++++ STORED ROWS ++++

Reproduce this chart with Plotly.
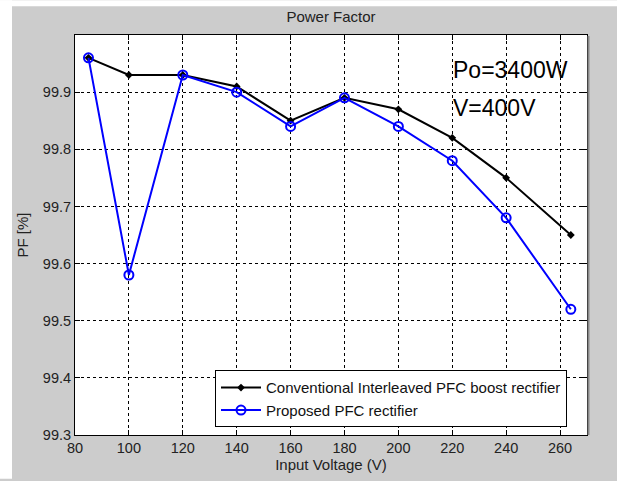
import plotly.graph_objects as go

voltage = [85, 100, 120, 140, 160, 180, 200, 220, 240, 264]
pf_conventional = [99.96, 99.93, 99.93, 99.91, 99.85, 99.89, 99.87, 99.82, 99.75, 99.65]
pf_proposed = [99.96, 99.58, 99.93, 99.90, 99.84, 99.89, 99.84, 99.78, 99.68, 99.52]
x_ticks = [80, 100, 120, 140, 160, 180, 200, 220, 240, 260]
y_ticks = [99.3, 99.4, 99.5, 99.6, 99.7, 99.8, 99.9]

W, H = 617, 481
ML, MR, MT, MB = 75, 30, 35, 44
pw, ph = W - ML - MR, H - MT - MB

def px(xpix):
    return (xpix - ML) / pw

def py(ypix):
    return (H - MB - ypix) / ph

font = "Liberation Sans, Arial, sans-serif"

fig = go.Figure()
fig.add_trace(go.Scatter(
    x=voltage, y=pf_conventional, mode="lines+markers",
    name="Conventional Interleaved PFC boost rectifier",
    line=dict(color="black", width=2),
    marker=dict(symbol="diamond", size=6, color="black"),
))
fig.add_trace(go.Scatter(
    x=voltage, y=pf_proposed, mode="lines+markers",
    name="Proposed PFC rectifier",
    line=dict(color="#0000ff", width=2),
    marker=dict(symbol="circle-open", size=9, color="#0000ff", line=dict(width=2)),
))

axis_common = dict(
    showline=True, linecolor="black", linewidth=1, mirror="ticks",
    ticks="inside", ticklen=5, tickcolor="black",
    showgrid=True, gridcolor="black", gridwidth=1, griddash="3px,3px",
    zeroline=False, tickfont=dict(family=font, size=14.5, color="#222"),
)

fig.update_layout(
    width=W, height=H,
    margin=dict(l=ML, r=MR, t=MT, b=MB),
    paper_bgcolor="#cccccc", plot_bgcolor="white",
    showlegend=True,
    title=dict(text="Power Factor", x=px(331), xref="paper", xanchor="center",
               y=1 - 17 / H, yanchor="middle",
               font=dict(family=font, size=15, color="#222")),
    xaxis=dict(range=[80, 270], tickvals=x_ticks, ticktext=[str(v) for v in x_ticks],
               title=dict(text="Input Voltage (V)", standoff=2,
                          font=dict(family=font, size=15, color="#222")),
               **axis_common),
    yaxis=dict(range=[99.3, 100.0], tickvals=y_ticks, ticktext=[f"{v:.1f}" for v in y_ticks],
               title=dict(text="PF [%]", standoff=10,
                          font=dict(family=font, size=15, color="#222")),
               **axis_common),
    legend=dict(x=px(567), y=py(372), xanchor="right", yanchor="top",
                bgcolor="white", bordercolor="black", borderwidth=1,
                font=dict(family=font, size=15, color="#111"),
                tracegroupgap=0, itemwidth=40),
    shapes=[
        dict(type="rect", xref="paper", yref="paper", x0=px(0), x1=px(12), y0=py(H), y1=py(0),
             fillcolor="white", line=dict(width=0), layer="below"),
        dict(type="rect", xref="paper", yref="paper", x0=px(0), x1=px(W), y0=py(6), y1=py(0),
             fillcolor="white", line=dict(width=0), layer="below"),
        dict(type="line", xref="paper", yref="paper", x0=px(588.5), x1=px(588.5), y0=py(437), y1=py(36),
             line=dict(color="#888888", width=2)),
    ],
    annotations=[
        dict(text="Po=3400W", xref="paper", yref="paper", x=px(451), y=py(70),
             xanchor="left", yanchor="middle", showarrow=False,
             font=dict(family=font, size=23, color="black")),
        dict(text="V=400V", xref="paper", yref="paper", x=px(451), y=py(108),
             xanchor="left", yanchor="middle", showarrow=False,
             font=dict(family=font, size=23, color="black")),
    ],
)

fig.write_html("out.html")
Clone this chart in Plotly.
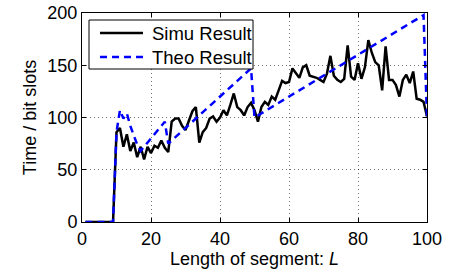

++++

■ **WHAT YOU HAVE TO DO**: Without the pictures, reproduce every line of the records above exactly.

■ **THE RESPONSE**:
Reproduce this chart with Plotly.
import plotly.graph_objects as go

voltage = [85, 100, 120, 140, 160, 180, 200, 220, 240, 264]
pf_conventional = [99.96, 99.93, 99.93, 99.91, 99.85, 99.89, 99.87, 99.82, 99.75, 99.65]
pf_proposed = [99.96, 99.58, 99.93, 99.90, 99.84, 99.89, 99.84, 99.78, 99.68, 99.52]
x_ticks = [80, 100, 120, 140, 160, 180, 200, 220, 240, 260]
y_ticks = [99.3, 99.4, 99.5, 99.6, 99.7, 99.8, 99.9]

W, H = 617, 481
ML, MR, MT, MB = 75, 30, 35, 44
pw, ph = W - ML - MR, H - MT - MB

def px(xpix):
    return (xpix - ML) / pw

def py(ypix):
    return (H - MB - ypix) / ph

font = "Liberation Sans, Arial, sans-serif"

fig = go.Figure()
fig.add_trace(go.Scatter(
    x=voltage, y=pf_conventional, mode="lines+markers",
    name="Conventional Interleaved PFC boost rectifier",
    line=dict(color="black", width=2),
    marker=dict(symbol="diamond", size=6, color="black"),
))
fig.add_trace(go.Scatter(
    x=voltage, y=pf_proposed, mode="lines+markers",
    name="Proposed PFC rectifier",
    line=dict(color="#0000ff", width=2),
    marker=dict(symbol="circle-open", size=9, color="#0000ff", line=dict(width=2)),
))

axis_common = dict(
    showline=True, linecolor="black", linewidth=1, mirror="ticks",
    ticks="inside", ticklen=5, tickcolor="black",
    showgrid=True, gridcolor="black", gridwidth=1, griddash="3px,3px",
    zeroline=False, tickfont=dict(family=font, size=14.5, color="#222"),
)

fig.update_layout(
    width=W, height=H,
    margin=dict(l=ML, r=MR, t=MT, b=MB),
    paper_bgcolor="#cccccc", plot_bgcolor="white",
    showlegend=True,
    title=dict(text="Power Factor", x=px(331), xref="paper", xanchor="center",
               y=1 - 17 / H, yanchor="middle",
               font=dict(family=font, size=15, color="#222")),
    xaxis=dict(range=[80, 270], tickvals=x_ticks, ticktext=[str(v) for v in x_ticks],
               title=dict(text="Input Voltage (V)", standoff=2,
                          font=dict(family=font, size=15, color="#222")),
               **axis_common),
    yaxis=dict(range=[99.3, 100.0], tickvals=y_ticks, ticktext=[f"{v:.1f}" for v in y_ticks],
               title=dict(text="PF [%]", standoff=10,
                          font=dict(family=font, size=15, color="#222")),
               **axis_common),
    legend=dict(x=px(567), y=py(372), xanchor="right", yanchor="top",
                bgcolor="white", bordercolor="black", borderwidth=1,
                font=dict(family=font, size=15, color="#111"),
                tracegroupgap=0, itemwidth=40),
    shapes=[
        dict(type="rect", xref="paper", yref="paper", x0=px(0), x1=px(12), y0=py(H), y1=py(0),
             fillcolor="white", line=dict(width=0), layer="below"),
        dict(type="rect", xref="paper", yref="paper", x0=px(0), x1=px(W), y0=py(6), y1=py(0),
             fillcolor="white", line=dict(width=0), layer="below"),
        dict(type="line", xref="paper", yref="paper", x0=px(588.5), x1=px(588.5), y0=py(437), y1=py(36),
             line=dict(color="#888888", width=2)),
    ],
    annotations=[
        dict(text="Po=3400W", xref="paper", yref="paper", x=px(451), y=py(70),
             xanchor="left", yanchor="middle", showarrow=False,
             font=dict(family=font, size=23, color="black")),
        dict(text="V=400V", xref="paper", yref="paper", x=px(451), y=py(108),
             xanchor="left", yanchor="middle", showarrow=False,
             font=dict(family=font, size=23, color="black")),
    ],
)

fig.write_html("out.html")
Clone this chart in Plotly.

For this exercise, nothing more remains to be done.